The Reserve Bank of Australia (RBA) has just released the private sector credit aggregates data for the month of January:
Total credit provided to the private sector by financial intermediaries rose by 0.2 per cent over January 2013, after increasing by 0.4 per cent over December. Over the year to January, total credit rose by 3.6 per cent.
Housing credit increased by 0.4 per cent over January, following an increase of 0.3 per cent over December. Over the year to January, housing credit rose by 4.4 per cent.
Other personal credit decreased by 0.1 per cent over January, after increasing by 0.2 per cent over December. Over the year to January, other personal credit decreased by 0.3 per cent.
Business credit was unchanged over January, after increasing by 0.7 per cent over December. Over the year to January, business credit increased by 2.8 per cent.

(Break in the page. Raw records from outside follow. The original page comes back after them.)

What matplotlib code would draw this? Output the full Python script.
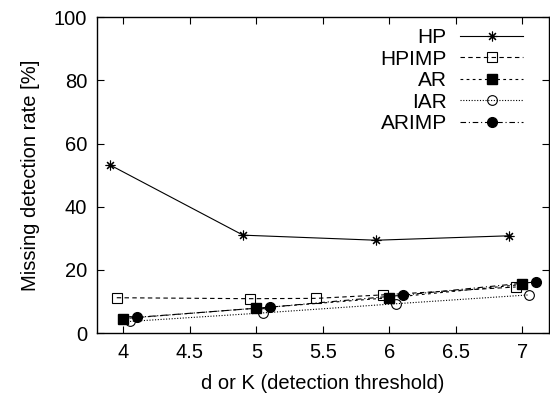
import matplotlib
matplotlib.use("Agg")
import matplotlib.pyplot as plt

plt.rcParams['font.family'] = ['Liberation Sans', 'DejaVu Sans']

hp_x = [3.9, 4.9, 5.9, 6.9]
hp_y = [53.2, 31.0, 29.4, 30.8]
hpimp_x = [3.95, 4.95, 5.45, 5.95, 6.95]
hpimp_y = [11.2, 10.9, 11.0, 12.1, 14.6]
ar_x = [4.0, 5.0, 6.0, 7.0]
ar_y = [4.6, 7.9, 11.2, 15.4]
iar_x = [4.05, 5.05, 6.05, 7.05]
iar_y = [3.7, 6.4, 9.3, 12.1]
arimp_x = [4.1, 5.1, 6.1, 7.1]
arimp_y = [5.0, 8.2, 12.0, 16.2]

x_ticks = [4, 4.5, 5, 5.5, 6, 6.5, 7]
y_ticks = [0, 20, 40, 60, 80, 100]

fig = plt.figure(figsize=(5.5, 3.98), dpi=100)
ax = fig.add_axes([0.176, 0.163, 0.822, 0.794])

lw = 0.8
ax.plot(hp_x, hp_y, color='black', lw=lw, ls='-', marker=(8, 2, 0), ms=7,
        mew=0.8, label='HP')
ax.plot(hpimp_x, hpimp_y, color='black', lw=lw, ls=(0, (4, 3)), marker='s',
        ms=7, mfc='none', mew=0.8, label='HPIMP')
ax.plot(ar_x, ar_y, color='black', lw=lw, ls=(0, (2.5, 3)), marker='s',
        ms=7, label='AR')
ax.plot(iar_x, iar_y, color='black', lw=lw, ls=(0, (1, 1.5)), marker='o',
        ms=7, mfc='none', mew=0.8, label='IAR')
ax.plot(arimp_x, arimp_y, color='black', lw=lw, ls=(0, (5, 2.5, 1, 2.5)), marker='o',
        ms=7, label='ARIMP')

ax.set_xlim(3.8, 7.2)
ax.set_ylim(0, 100)
ax.set_xticks(x_ticks)
ax.set_xticklabels(['4', '4.5', '5', '5.5', '6', '6.5', '7'])
ax.set_yticks(y_ticks)
ax.tick_params(direction='in', length=5, width=0.8, top=True, right=True,
               labelsize=14.5, pad=7, colors='black')
for s in ax.spines.values():
    s.set_linewidth(1.0)

ax.set_xlabel('d or K (detection threshold)', fontsize=14.5, labelpad=9)
ax.set_ylabel('Missing detection rate [%]', fontsize=14.5, labelpad=10)

leg = ax.legend(loc='upper right', bbox_to_anchor=(0.97, 1.005), frameon=False,
                markerfirst=False, fontsize=15, handlelength=3.0,
                labelspacing=0.12, handletextpad=0.65, borderpad=0.1,
                numpoints=1)

fig.savefig('out.png', dpi=100)
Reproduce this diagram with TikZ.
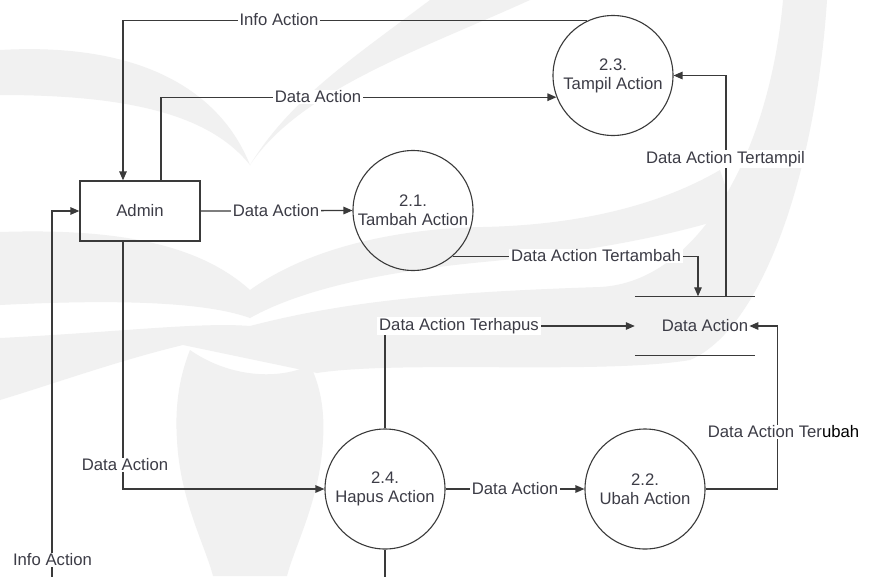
\documentclass[tikz,border=0pt]{standalone}
\usepackage{fontspec}
\setmainfont{Liberation Sans}
\usetikzlibrary{arrows.meta}
\definecolor{ink}{HTML}{3A3A3A}
\definecolor{txt}{HTML}{3C3C46}
\definecolor{wm}{HTML}{F1F1F1}

\begin{document}
\begin{tikzpicture}[x=1pt,y=-1pt,
  every node/.style={font=\fontsize{16.7}{19}\selectfont, text=txt},
  proc/.style={circle, draw=ink, line width=1.1pt, minimum size=120pt, inner sep=0pt, align=center},
  ent/.style={rectangle, draw=ink, line width=1.3pt, minimum width=120pt, minimum height=60pt},
  flow/.style={draw=ink, line width=1.3pt, -{Triangle[length=9pt,width=7.5pt]}},
  link/.style={draw=ink, line width=1.3pt},
  lbl/.style={fill=white, inner xsep=2pt, inner ysep=1pt},
  storeline/.style={draw=ink, line width=1.3pt},
]
\useasboundingbox (0,0) rectangle (870,576);
\clip (0,0) rectangle (870,576);
\fill[white] (0,0) rectangle (870,576);

% faint background emblem
\begin{scope}[fill=wm]
  % upper wings
  \fill (0,50) .. controls (140,42) and (220,90) .. (250,165)
        .. controls (210,115) and (130,95) .. (0,95) -- cycle;
  \fill (250,165) .. controls (290,100) and (350,60) .. (430,0) -- (530,0)
        .. controls (420,50) and (300,90) .. (250,165) -- cycle;
  % middle band
  \fill (0,232) .. controls (120,228) and (200,245) .. (250,290)
        .. controls (320,240) and (420,228) .. (483,227)
        .. controls (580,225) and (660,205) .. (720,170)
        -- (735,215) .. controls (660,240) and (560,255) .. (483,262)
        .. controls (380,272) and (300,290) .. (250,318)
        .. controls (200,300) and (100,300) .. (0,305) -- cycle;
  % lower band sweeping up to the right
  \fill (0,338) .. controls (120,332) and (200,322) .. (250,326)
        .. controls (350,300) and (450,292) .. (600,287)
        .. controls (700,282) and (770,150) .. (783,0) -- (827,0)
        .. controls (815,180) and (760,330) .. (690,360)
        .. controls (600,375) and (400,360) .. (317,373)
        -- (183,345) .. controls (120,360) and (50,385) .. (0,400) -- cycle;
  % vessel
  \fill (190,350) .. controls (178,380) and (175,410) .. (177,440)
        .. controls (180,500) and (205,545) .. (213,576) -- (287,576)
        .. controls (295,545) and (320,500) .. (323,440)
        .. controls (325,410) and (320,385) .. (310,365)
        .. controls (280,380) and (230,378) .. (190,350) -- cycle;
\end{scope}

% entity, processes and data store
\node[ent]  (admin) at (140,211) {Admin};
\node[proc] (p23) at (613,75.5) {2.3.\\Tampil Action};
\node[proc] (p21) at (413,210.5) {2.1.\\Tambah Action};
\node[proc] (p24) at (385,489) {2.4.\\Hapus Action};
\node[proc] (p22) at (645,489) {2.2.\\Ubah Action};
\node[minimum width=120pt, minimum height=59pt, inner sep=0pt] (store) at (695,326) {};
\node[inner sep=1pt] (storelbl) at (705,326) {Data Action};
\draw[storeline] (store.north west) -- (store.north east);
\draw[storeline] (store.south west) -- (store.south east);

% free ends leaving the lower edge
\coordinate (infoin) at (52,590);
\coordinate (hapusout) at (385,590);

% data flows
\draw[flow] (p23.115) -| ([xshift=-17pt]admin.north);
\draw[flow] ([xshift=21pt]admin.north) |- (p23.201);
\draw[flow] (admin.east) -- (p21.west);
\draw[flow] (p21.-49) -| ([xshift=3pt]store.north);
\draw[flow] ([xshift=31pt]store.north) |- (p23.east);
\draw[flow] (p24.north) |- (store.west);
\draw[flow] ([xshift=-17pt]admin.south) |- (p24.west);
\draw[flow] (p24.east) -- (p22.west);
\draw[flow] (p22.east) -| ([xshift=28pt]storelbl.east) -- (storelbl.east);
\draw[flow] (infoin) |- (admin.west);
\draw[link] (p24.south) -- (hapusout);

% flow labels
\node[lbl] (l1) at (279,20)    {Info Action};
\node[lbl] (l2) at (318,97)    {Data Action};
\node[lbl] (l3) at (276,211)   {Data Action};
\node[lbl] (l4) at (596,256)   {Data Action Tertambah};
\node[lbl] (l5) at (725.5,159) {Data Action Tertampil};
\node[lbl] (l6) at (459,326)   {Data Action Terhapus};
\node[lbl] (l7) at (515,489)   {Data Action};
\node[lbl] (l8) at (783.5,432) {Data Action Ter{\color{black}ubah}};
\node[lbl] (l9) at (125,465)   {Data Action};
\node[lbl] (l10) at (52.5,560) {Info Action};
\end{tikzpicture}
\end{document}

A chart showing the long-run breakdown in the components is provided below:
As you can see, personal credit growth (-0.1% MoM; -0.1% QoQ; -0.3% YoY) continues to deleverage, whereas business credit growth (0.0% MoM; 0.1% QoQ; 2.8% YoY) and housing credit growth (0.4% MoM; 1.1% QoQ; 4.4% YoY) remains postive in annual terms, but are at subdued levels relative to their long-run average growth rates.
Focusing on the housing market, annual credit growth has now hit a fresh all time (36-year) low of 4.4%. However, as shown by the below chart, housing credit growth looks like it might have bottomed (at least for the time being):
Finally, a breakdown of owner-occupied credit (0.3% MoM; 1.0% QoQ; 3.9% YoY) and investor credit (0.5% MoM; 1.3% QoQ; 5.6% YoY) is provided below:
As you can see, much of the current mortgage demand is being driven by investors, which has also been reflected in recent housing finance data from the Australian Bureau of Statistics.